Although many homeowners traditionally wait for spring to list their home—the peak home-shopping season—there are several good reasons to sell in the winter. For example, buyers searching in winter tend to be much more serious and motivated to buy than spring shoppers. Selling a home in winter can be a bit of a different ball game, but you can improve your chances of success by knowing what to expect and planning your sale.
Curb Appeal Is a Must
Drab weather and gray skies make it more important than ever to make your home eye-catching. First impressions count, so help your home stand out from the gloomy environment with simple landscaping and colorful cold weather plants on the front porch. Be sure to address any signs of deferred maintenance by caulking the windows and repairing any damaged seals.
Set the Mood
As buyers walk into the home, they should immediately feel a sense of comfort. Make sure it’s nice and warm.
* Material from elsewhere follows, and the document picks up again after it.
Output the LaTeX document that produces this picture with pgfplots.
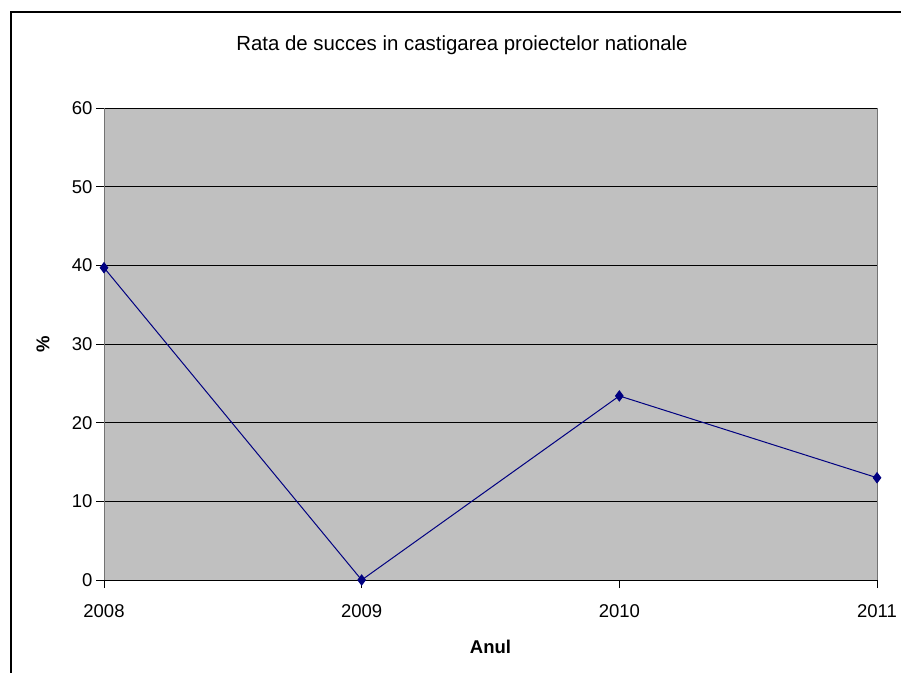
\documentclass[border=0pt]{standalone}
\usepackage{pgfplots}
\pgfplotsset{compat=1.18}
\usepackage{fontspec}
\setmainfont{Liberation Sans}
\definecolor{plotgrey}{HTML}{C0C0C0}
\definecolor{navyline}{HTML}{000080}
\begin{document}
\begin{tikzpicture}
\useasboundingbox (0pt,0pt) rectangle (901pt,672pt);
\fill[white] (0pt,0pt) rectangle (901pt,672pt);
% outer chart frame (cut by the page on the right and bottom)
\draw[line width=2pt] (11pt,-10pt) -- (11pt,660pt) -- (911pt,660pt);
\node[font=\fontsize{20.4}{24}\selectfont] at (462pt,627pt) {Rata de succes in castigarea proiectelor nationale};
\begin{axis}[
  at={(104pt,92pt)}, anchor=south west,
  scale only axis, width=773pt, height=472pt,
  xmin=0, xmax=3, ymin=0, ymax=60,
  xtick={0,1,2,3},
  xticklabels={},
  ytick={0,10,20,30,40,50,60},
  /pgf/number format/assume math mode=true,
  tick label style={font=\fontsize{18.5}{22}\selectfont},
  label style={font=\fontsize{18.5}{22}\selectfont\bfseries},
  xlabel={Anul}, ylabel={\%},
  xlabel style={at={(axis description cs:0.5,0)}, anchor=base, yshift=-73pt},
  ylabel style={at={(axis description cs:-0.079,0.5)}, anchor=center},
  axis background/.style={fill=plotgrey},
  axis line style={draw=gray!90!black, line width=1pt},
  separate axis lines,
  x axis line style={draw=black},
  ymajorgrids, major grid style={black, line width=1pt},
  tick style={black, line width=1pt},
  tick align=outside, major tick length=8pt,
  xtick pos=bottom, ytick pos=left,
  clip=false,
]
\addplot[navyline, line width=1pt, mark=diamond*, mark size=5pt,
  mark options={fill=navyline, draw=navyline}]
  coordinates {(0,39.7) (1,0) (2,23.4) (3,13.0)};
% year labels under the ticks
\foreach \i/\yr in {0/2008,1/2009,2/2010,3/2011}{
  \edef\temp{\noexpand\node[font=\noexpand\fontsize{18.5}{22}\noexpand\selectfont, anchor=base, yshift=-37pt] at (axis cs:\i,0) {\yr};}
  \temp
}
\end{axis}
\end{tikzpicture}
\end{document}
You can stage your home carefully with seasonal touches like stacked wood at the fireplace and throw blankets. During the winter, days get shorter and the sun sets earlier, which can make it challenging to show your home in its best light. Install additional lighting in rooms that seem dim.
Focus on Heating and Energy Costs
Winter homebuyers pay extra attention to issues related to home maintenance and heating. Make sure your roof, HVAC system and furnace are inspected, and take care of any maintenance issues, like replacing your furnace air filters and cleaning out the fireplace.
Many winter buyers also take into account heating costs when considering a home, especially if you live in a cold weather area. This may be the ideal time to look into cost-effective upgrades like energy-efficient systems and windows, as well as new insulation, to cut your utility bills.
Stay on Top of Snow Removal
A unique challenge for home sellers in many regions during the winter is dealing with the snow and ice. It’s vital that buyers have a clear and safe path into your home, but you also need a plan to keep visitors from tracking a mess throughout the house. Stay on top of snow by shoveling the walkways often and sprinkling the path with sidewalk salt or sand for traction. When it’s wet outside, add a rubber mat near the front door for shoes.
Use Spring Photos
For the best effect, marketing photos for your home should be done before the trees lose their leaves and the temperature drops. This way, buyers can see what your home will look like in other seasons when the landscaping is green and beautiful. Photos of barren, snow-covered ground and bare trees simply aren’t as compelling.
Although selling in winter may require tweaking your strategy a bit, it can help you attract more serious buyers and even net you more from a sale as long as you know what to expect.